Священник попросил всех прочесть «Отче наш». Отрывки, с которыми он был согласен, Джордж произнес громко (хлеб наш насущный даждь нам днесь… не введи нас во искушение…), а все остальное пробормотал неразборчиво.
«Да пребудет с нами милость Господня. Во имя Отца, и Сына, и Святого Духа… аминь…»
– А теперь, леди и джентльмены, – в голосе священника появились бойкие нотки лидера скаутского отряда, – я бы хотел, от имени Сьюзан и всей семьи Грин, пригласить вас помянуть усопшего в кафетерии, который находится рядом со стоянкой, через дорогу.
– Терпеть не могу все эти дела, – передернулась Джин.
Они прошли по гравиевой дорожке к выходу с кладбища в толпе негромко переговаривающихся, одетых в черное людей.
– Я тебя догоню, – сказала жена, тронув его за локоть.
Джордж хотел спросить, куда она собралась, но Джин уже повернула назад, а к нему подошел Дэвид Симмондс. Бывший коллега с улыбкой протянул руку.
– Привет, Джордж.
– Привет.
Дэвид ушел из «Шефердс» лет пять назад. Джин пару раз сталкивалась с ним в городе, а Джордж практически потерял связь. Нельзя сказать, что тот ему не нравился. Будь все такими, как Дэвид, дела в компании шли бы значительно лучше. Он не рвался в начальники, не перекладывал ответственность, хорошо соображал и исповедовал современный экологически рациональный подход, благодаря которому компания завоевала Корнуолл и Эссекс. Однако одевался Дэвид при этом роскошно, одеколоном пользовался весьма недешевым и держал в машине кассеты с классической музыкой. Когда он объявил, что уходит на пенсию, его сочли паршивой овцой в стаде. Обиделись, что работа, которой они посвятили всю свою жизнь, оказалась для него чем-то вроде хобби. И никаких целей. Фотография. Путешествия. Планеризм.
Теперь, когда Джордж сам ушел на пенсию, он смотрел на это под другим углом. Он вспомнил, как Джон Маклинток с плохо скрываемой завистью изрек, что Дэвид «никогда не был одним из нас».
– Рад тебя видеть, – сказал Дэвид, пожимая Джорджу руку, – хоть и при столь печальных обстоятельствах.
– Такой удар для бедняжки Сьюзан.
– Она справится.
Сегодня, например, на Дэвиде были черный костюм и серая водолазка.
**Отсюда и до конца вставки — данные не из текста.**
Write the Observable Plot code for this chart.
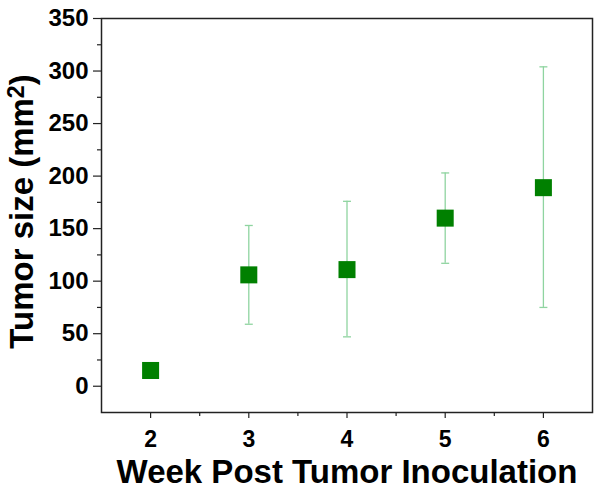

Другие могли счесть это неуважением, но Джордж понимал, что Дэвид все делает по-своему и не хочет быть частью толпы.
– Чем занимаешься? – спросил Джордж.
– Я думал, смысл ухода на пенсию заключается в том, чтобы ничем не заниматься, – засмеялся Дэвид.
– Это правда, – улыбнулся Джордж.
– Ну что ж, надо отдать последний долг Бобу, – Дэвид повернулся к двери.
Джордж редко испытывал потребность продолжить разговор, но теперь они находились в одинаковом положении, и ему нравилось беседовать с Дэвидом на равных. Гораздо приятней, чем есть сосиски в тесте и рассуждать о смерти.
– Ты уже прочел сто лучших романов всех времен?
– Ну у тебя и память, – вновь засмеялся Дэвид. – Бросил эту затею, когда добрался до Пруста. Не осилил, перешел на Диккенса. Одолел семь, осталось восемь.